A eternidade em duas faces da mesma rodela! Poucos anos antes da sua morte, e apenas ao seu segundo e tardio disco, Cartola ganhou o céu. Talvez já o houvesse conquistado antes, mas aconteceu que com ele pôde perpetuar a sua arte e a sua imagem, permanecendo no exato espaço onde ainda hoje se encontra: na janela da sua modesta casa, juntamente com Dona Zica, sua mulher.
Tudo é icónico no segundo disco de Cartola. Tudo! O som meio roufenho dos primeiros momentos alicerçam a casa nostálgica onde cabem todas as suas doze canções, cada uma do seu jeito. Algumas em embalo dolente e sofrido, outras mexendo com o corpo de quem as ouve. Como se estivessem, todas elas, à beira de um qualquer grande e belo abismo, mesmo que banhado pelo sofrimento, pela dor, angústia e outros sentimentos afins. É também mais um exemplo de um tipo de obra que já não se usa, que já não se faz, que já não existe. Fixou-se no seu tempo, mas é, mesmo assim, retrato e moldura por onde podemos espreitar. Também por isso, Cartola é um documento precioso, tão respeitável quanto belo. O que nele se registou foi a história de quem o cantou, mas também a história (ou parte dela) dos cariocas bons de samba. Cartola foi pedreiro, como foi compositor. Foi boémio e pobre, mas tremendo no génio. A riqueza não cabe apenas nos bolsos. Nos de Cartola, não existiu. A sua fortuna, de tão generosa, repartiu-a connosco. Não a quis para si. Hoje é de todos.

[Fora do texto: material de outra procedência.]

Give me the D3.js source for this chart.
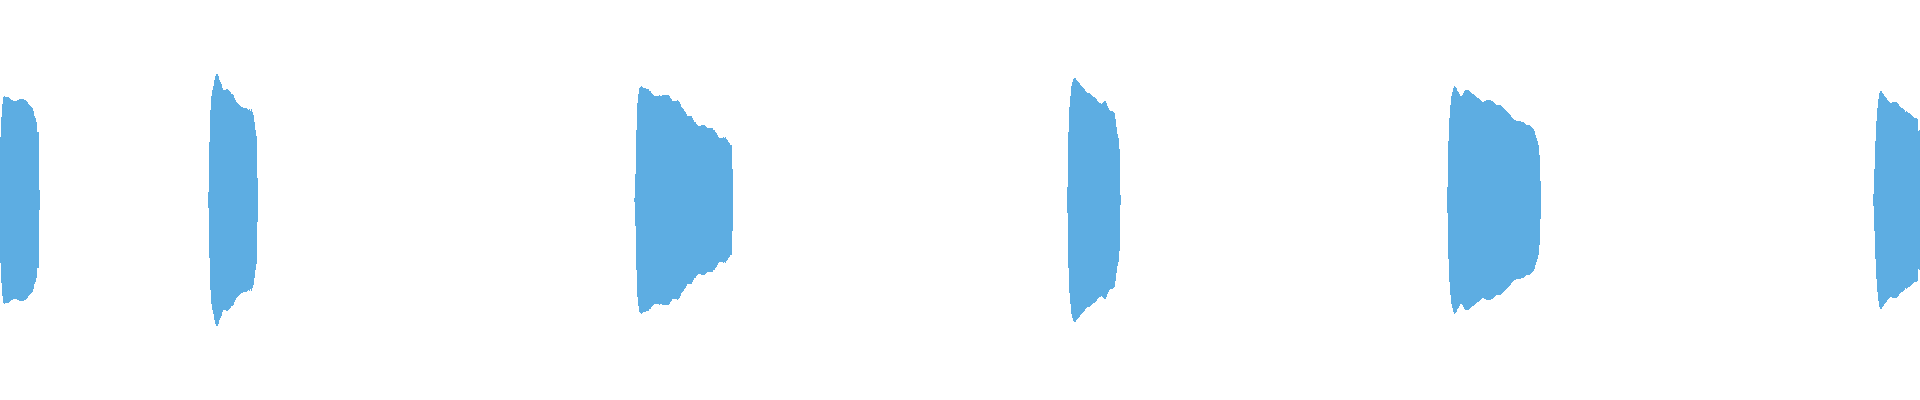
<!DOCTYPE html>
<html>
<head>
<meta charset="utf-8">
<script src="https://cdn.jsdelivr.net/npm/d3@7/dist/d3.min.js"></script>
<style>
  html, body { margin: 0; padding: 0; background: #ffffff; overflow: hidden; }
  svg { display: block; }
</style>
</head>
<body>
<svg id="chart" width="1920" height="400"></svg>
<script>
// Waveform envelope: each segment starts at a sample position and lists
// its peak amplitude (0..1) per sample column; the wave is symmetric.
const segmentStarts = [0, 208, 634, 1067, 1447, 1873];

const segment1 = [0.317,0.417,0.48,0.513,0.518,0.517,0.517,0.517,0.513,0.508,
  0.503,0.50,0.50,0.497,0.497,0.495,0.495,0.498,0.502,0.505,
  0.505,0.505,0.505,0.505,0.502,0.50,0.497,0.488,0.482,0.475,
  0.47,0.465,0.458,0.445,0.418,0.408,0.392,0.338,0.338,0.05];

const segment2 = [0.04,0.29,0.45,0.52,0.55,0.57,0.60,0.62,0.63,0.63,
  0.62,0.60,0.59,0.58,0.56,0.55,0.55,0.55,0.555,0.555,
  0.55,0.545,0.54,0.53,0.53,0.525,0.51,0.50,0.49,0.485,
  0.48,0.475,0.47,0.465,0.465,0.46,0.46,0.46,0.46,0.455,
  0.45,0.455,0.445,0.455,0.44,0.425,0.39,0.35,0.32,0.11];

const segment3 = [0.012,0.13,0.35,0.485,0.53,0.56,0.565,0.57,0.565,0.56,
  0.56,0.56,0.555,0.555,0.555,0.545,0.545,0.533,0.53,0.525,
  0.52,0.52,0.52,0.52,0.52,0.525,0.52,0.52,0.527,0.527,
  0.527,0.527,0.527,0.527,0.527,0.52,0.51,0.505,0.497,0.497,
  0.497,0.497,0.497,0.50,0.497,0.488,0.478,0.467,0.46,0.453,
  0.445,0.438,0.428,0.42,0.418,0.418,0.418,0.418,0.408,0.398,
  0.388,0.388,0.38,0.375,0.37,0.37,0.37,0.375,0.375,0.375,
  0.375,0.372,0.367,0.362,0.358,0.358,0.358,0.358,0.358,0.352,
  0.348,0.342,0.335,0.325,0.315,0.308,0.308,0.308,0.31,0.315,
  0.308,0.315,0.305,0.298,0.292,0.285,0.275,0.275,0.155];

const segment4 = [0.063,0.34,0.467,0.52,0.57,0.59,0.603,0.61,0.61,0.60,
  0.595,0.588,0.583,0.577,0.57,0.563,0.558,0.553,0.545,0.538,
  0.537,0.533,0.533,0.528,0.525,0.52,0.517,0.513,0.51,0.505,
  0.497,0.488,0.485,0.483,0.478,0.483,0.488,0.495,0.495,0.483,
  0.47,0.458,0.45,0.445,0.443,0.443,0.44,0.437,0.403,0.367,
  0.328,0.308,0.255,0.025];

const segment5 = [0.065,0.295,0.408,0.475,0.522,0.542,0.558,0.57,0.565,0.558,
  0.545,0.538,0.528,0.522,0.52,0.525,0.535,0.545,0.55,0.55,
  0.55,0.548,0.545,0.542,0.537,0.532,0.528,0.525,0.52,0.515,
  0.512,0.508,0.503,0.498,0.493,0.49,0.49,0.493,0.495,0.498,
  0.50,0.50,0.50,0.50,0.497,0.495,0.488,0.483,0.478,0.475,
  0.473,0.473,0.475,0.475,0.47,0.465,0.46,0.455,0.45,0.445,
  0.442,0.437,0.432,0.425,0.417,0.41,0.405,0.40,0.398,0.397,
  0.395,0.395,0.395,0.395,0.392,0.388,0.388,0.383,0.38,0.375,
  0.375,0.375,0.375,0.372,0.367,0.362,0.355,0.345,0.325,0.312,
  0.295,0.275,0.225,0.095];

const segment6 = [0.03,0.153,0.295,0.397,0.46,0.505,0.537,0.545,0.545,0.537,
  0.528,0.522,0.517,0.508,0.50,0.493,0.488,0.485,0.485,0.49,
  0.49,0.49,0.49,0.488,0.483,0.478,0.472,0.467,0.462,0.458,
  0.453,0.448,0.442,0.443,0.44,0.437,0.435,0.432,0.427,0.422,
  0.415,0.41,0.41,0.408,0.403,0.347,0.35];

const segments = [segment1, segment2, segment3, segment4, segment5, segment6];

const sampleDomain = [0, 1920];
const amplitudeDomain = [-1, 1];
const waveColor = "#5dade2";

const width = 1920, height = 400;
const svg = d3.select("#chart");

const x = d3.scaleLinear().domain(sampleDomain).range([0, width]);
const y = d3.scaleLinear().domain(amplitudeDomain).range([height, 0]);

const area = d3.area()
  .x(d => x(d.t))
  .y0(d => y(-d.a))
  .y1(d => y(d.a))
  .curve(d3.curveStepAfter);

const seriesData = segments.map((amps, i) => {
  const pts = amps.map((a, j) => ({ t: segmentStarts[i] + j, a }));
  const last = pts[pts.length - 1];
  pts.push({ t: last.t + 1, a: last.a });
  return pts;
});

svg.append("g")
  .selectAll("path")
  .data(seriesData)
  .join("path")
  .attr("d", area)
  .attr("fill", waveColor)
  .attr("shape-rendering", "crispEdges");
</script>
</body>
</html>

O clássico “O Mundo é um Moinho” passou pelos ouvidos de todo o mundo brasileiro e será difícil não reconhecer naquele conselho cantado, aquilo que verdadeiramente é: uma lição de vida. Será certo que foi escrito para a sua cunhada, tornada prostituta pelas agruras passadas em vida? Talvez. Mas aqueles versos que dizem “Em cada esquina cai um pouco a tua vida / Em pouco tempo não serás mais o que és” fazem crer que sim. É esse o tema de abertura do álbum, mas os clássicos não se esgotam nesses primeiros quatro minutos de música. “Preciso Me Encontrar” é outro que viverá para sempre. Tantos já o cantaram depois de Cartola lhe ter dado voz, mas a versão do mestre encerra um não sei quê distintivo, que consola ao mesmo tempo que aflige e entristece. Estes dois temas (“O Mundo é um Moinho” e “Preciso Me Encontrar”) bastariam para que ouvíssemos hoje esse disco de meados dos anos setenta. No entanto, outras dez faixas esperam por nós há décadas, pacientemente, revelando dores de cotovelo, mensagens de carinho matrimonial, lamentos, saudades e sempre uma estranha sensação de perda sentimental. Mas não se pense que Cartola seja um disco de lágrima fácil. Nada disso. É, isso sim e também, uma encenação de resistência, um testemunho de sobrevivência, um momento de rara e cativante formosura.
Cartola é um dos discos mais importantes da música popular brasileira. Foi destacado por dezenas de críticos e conhecedores que o colocaram num muito honroso oitavo lugar, deixando outros noventa e dois álbuns atrás de si. É curioso notar que Cartola gravou-o aos sessenta e sete anos de idade. Dois anos antes, havia registado o seu primeiro trabalho, também homónimo, tendo vindo a falecer a trinta de novembro de 1980. Não viveu para perceber a importância do que fizera, é um facto, mas pode ser que Dona Zica, sua amada esposa, lhe tenha dado essa boa nova, em 2003, quando a ele se juntou e onde estarão (quem sabe?) numa qualquer janela do tempo, olhando e sorrindo um para o outro, sussurrando sambas de amor eterno.